§ **Brief**
Where the word "React" occurs in a line, return that line.

§ **Supplied material**

---+---

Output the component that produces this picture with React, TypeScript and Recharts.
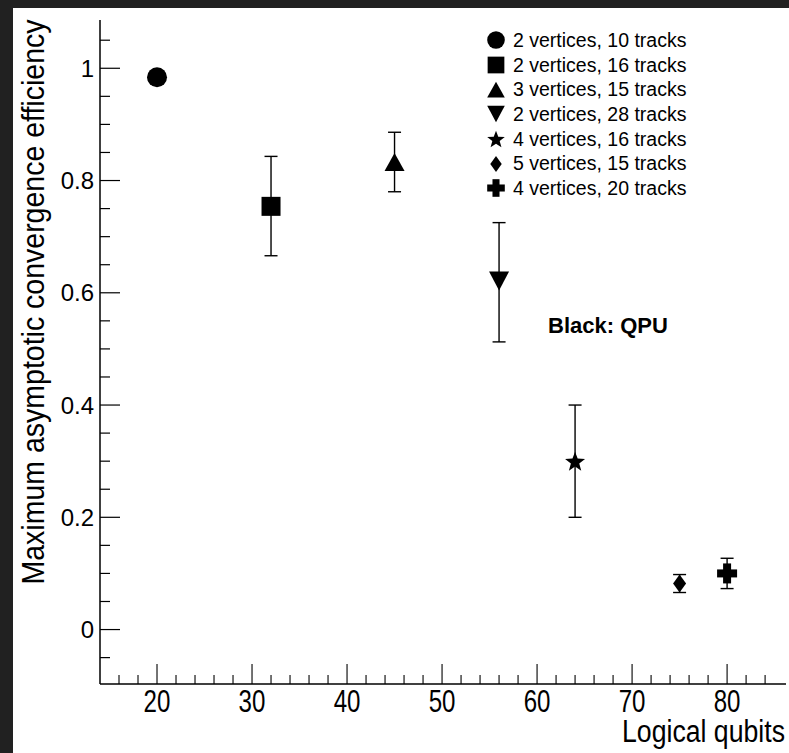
import React from "react";
import {
  ScatterChart,
  Scatter,
  XAxis,
  YAxis,
  ErrorBar,
} from "recharts";

// measured values, QPU runs
const qubits = [20, 32, 45, 56, 64, 75, 80];
const efficiency = [0.984, 0.754, 0.832, 0.621, 0.3, 0.082, 0.1];
const errLow = [0.984, 0.666, 0.78, 0.5125, 0.2, 0.066, 0.073];
const errHigh = [0.984, 0.843, 0.886, 0.725, 0.4, 0.098, 0.127];
const seriesNames = [
  "2 vertices, 10 tracks",
  "2 vertices, 16 tracks",
  "3 vertices, 15 tracks",
  "2 vertices, 28 tracks",
  "4 vertices, 16 tracks",
  "5 vertices, 15 tracks",
  "4 vertices, 20 tracks",
];
const markers = ["circle", "square", "triangleUp", "triangleDown", "star", "diamond", "plus"];

const xMajorTicks = [20, 30, 40, 50, 60, 70, 80];
const xMinorTicks = [16, 18, 22, 24, 26, 28, 32, 34, 36, 38, 42, 44, 46, 48, 52, 54, 56, 58, 62, 64, 66, 68, 72, 74, 76, 78, 82, 84];
const yMajorTicks = [0, 0.2, 0.4, 0.6, 0.8, 1];
const yMinorTicks = [-0.05, 0.05, 0.1, 0.15, 0.25, 0.3, 0.35, 0.45, 0.5, 0.55, 0.65, 0.7, 0.75, 0.85, 0.9, 0.95, 1.05];

const xTicks = [...xMajorTicks, ...xMinorTicks].sort((a, b) => a - b);
const yTicks = [...yMajorTicks, ...yMinorTicks].sort((a, b) => a - b);

const SANS = '"Liberation Sans", Arial, sans-serif';

function drawMarker(kind: string, cx: number, cy: number, s: number) {
  switch (kind) {
    case "circle":
      return <circle cx={cx} cy={cy} r={10 * s} fill="#000" />;
    case "square":
      return <rect x={cx - 9.5 * s} y={cy - 9.5 * s} width={19 * s} height={19 * s} fill="#000" />;
    case "triangleUp":
      return (
        <polygon
          points={`${cx},${cy - 9.5 * s} ${cx - 10 * s},${cy + 8.5 * s} ${cx + 10 * s},${cy + 8.5 * s}`}
          fill="#000"
        />
      );
    case "triangleDown":
      return (
        <polygon
          points={`${cx},${cy + 9.5 * s} ${cx - 10 * s},${cy - 9.5 * s} ${cx + 10 * s},${cy - 9.5 * s}`}
          fill="#000"
        />
      );
    case "star": {
      const pts: string[] = [];
      for (let i = 0; i < 10; i++) {
        const r = (i % 2 === 0 ? 10.5 : 4.4) * s;
        const a = -Math.PI / 2 + (i * Math.PI) / 5;
        pts.push(`${cx + r * Math.cos(a)},${cy + 1 * s + r * Math.sin(a)}`);
      }
      return <polygon points={pts.join(" ")} fill="#000" />;
    }
    case "diamond":
      return (
        <polygon
          points={`${cx},${cy - 9 * s} ${cx + 6.5 * s},${cy} ${cx},${cy + 9 * s} ${cx - 6.5 * s},${cy}`}
          fill="#000"
        />
      );
    case "plus":
      return (
        <g fill="#000">
          <rect x={cx - 10 * s} y={cy - 4 * s} width={20 * s} height={8 * s} />
          <rect x={cx - 4 * s} y={cy - 10 * s} width={8 * s} height={20 * s} />
        </g>
      );
    default:
      return null;
  }
}

function XTick(props: any) {
  const { x, y, payload } = props;
  const v = payload.value;
  const major = xMajorTicks.includes(v);
  const label = String(v);
  return (
    <g>
      <line x1={x} x2={x} y1={y} y2={y - (major ? 20 : 9)} stroke="#000" strokeWidth={1.1} />
      {major && (
        <text
          x={x}
          y={y + 28}
          textAnchor="middle"
          fontSize={31}
          fontFamily={SANS}
          fill="#000"
          textLength={label.length * 13.4}
          lengthAdjust="spacingAndGlyphs"
        >
          {label}
        </text>
      )}
    </g>
  );
}

function YTick(props: any) {
  const { x, y, payload } = props;
  const v = payload.value;
  const major = yMajorTicks.includes(v);
  const label = v === 0 || v === 1 ? String(v) : v.toFixed(1);
  return (
    <g>
      <line x1={x} x2={x + (major ? 20 : 10)} y1={y} y2={y} stroke="#000" strokeWidth={1.2} />
      {major && (
        <text x={x - 6} y={y + 8.5} textAnchor="end" fontSize={24} fontFamily={SANS} fill="#000">
          {label}
        </text>
      )}
    </g>
  );
}

const YTitle = () => {
  const cx = 44;
  const cy = 302;
  return (
    <text
      x={cx}
      y={cy}
      transform={`rotate(-90 ${cx} ${cy})`}
      textAnchor="middle"
      fontSize={31}
      fontFamily={SANS}
      fill="#000"
      textLength={565}
      lengthAdjust="spacingAndGlyphs"
    >
      Maximum asymptotic convergence efficiency
    </text>
  );
};

const XTitle = (props: any) => {
  const { viewBox } = props;
  return (
    <text
      x={viewBox.x + viewBox.width - 1}
      y={742}
      textAnchor="end"
      fontSize={31}
      fontFamily={SANS}
      fill="#000"
      textLength={163}
      lengthAdjust="spacingAndGlyphs"
    >
      Logical qubits
    </text>
  );
};

export default function App() {
  const series = qubits.map((q, i) => ({
    name: seriesNames[i],
    marker: markers[i],
    hasError: errHigh[i] > errLow[i],
    data: [
      {
        x: q,
        y: efficiency[i],
        err: [efficiency[i] - errLow[i], errHigh[i] - efficiency[i]],
      },
    ],
  }));

  return (
    <div style={{ position: "fixed", left: 0, top: 0, width: 789, height: 753, background: "#212121" }}>
      <div style={{ position: "absolute", left: 13, top: 8, right: 0, bottom: 0, background: "#fff" }} />
      <div style={{ position: "absolute", left: 0, top: 0 }}>
        <ScatterChart width={789} height={753} margin={{ top: 20, right: 3, left: 0, bottom: 0 }}>
          <XAxis
            type="number"
            dataKey="x"
            domain={[14, 86.2]}
            ticks={xTicks}
            interval={0}
            allowDataOverflow
            height={69}
            tickSize={0}
            tickMargin={0}
            tickLine={false}
            tick={<XTick />}
            axisLine={{ stroke: "#000", strokeWidth: 1.5 }}
            label={<XTitle />}
          />
          <XAxis
            xAxisId="top"
            orientation="top"
            type="number"
            domain={[14, 86.2]}
            height={0}
            tick={false}
            tickLine={false}
            axisLine={{ stroke: "#000", strokeWidth: 1.5 }}
          />
          <YAxis
            type="number"
            dataKey="y"
            domain={[-0.097, 1.086]}
            ticks={yTicks}
            interval={0}
            allowDataOverflow
            width={100}
            tickSize={0}
            tickMargin={0}
            tickLine={false}
            tick={<YTick />}
            axisLine={{ stroke: "#000", strokeWidth: 1.5 }}
            label={<YTitle />}
          />
          <YAxis
            yAxisId="right"
            orientation="right"
            type="number"
            domain={[-0.097, 1.086]}
            width={0}
            tick={false}
            tickLine={false}
            axisLine={{ stroke: "#000", strokeWidth: 1.5 }}
          />
          {series.map((s) => (
            <Scatter
              key={s.name}
              name={s.name}
              data={s.data}
              isAnimationActive={false}
              shape={(p: any) => drawMarker(s.marker, p.cx, p.cy, 1)}
            >
              {s.hasError && (
                <ErrorBar
                  dataKey="err"
                  direction="y"
                  width={6.5}
                  stroke="#000"
                  strokeWidth={1.4}
                  isAnimationActive={false}
                />
              )}
            </Scatter>
          ))}
        </ScatterChart>
      </div>
      <div style={{ position: "absolute", left: 485, top: 28, fontFamily: SANS, fontSize: 19.5, color: "#000" }}>
        {series.map((s) => (
          <div key={s.name} style={{ height: 24.7, display: "flex", alignItems: "center", whiteSpace: "nowrap" }}>
            <svg width={22} height={22} style={{ marginRight: 6 }}>
              {drawMarker(s.marker, 11, 11, 0.88)}
            </svg>
            <span>{s.name}</span>
          </div>
        ))}
      </div>
      <div
        style={{
          position: "absolute",
          left: 548,
          top: 313,
          fontFamily: SANS,
          fontWeight: "bold",
          fontSize: 22,
          color: "#000",
          whiteSpace: "nowrap",
        }}
      >
        Black: QPU
      </div>
    </div>
  );
}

---+---

§ **Result of the task**
Output the component that produces this picture with React, TypeScript and Recharts.
import React from "react";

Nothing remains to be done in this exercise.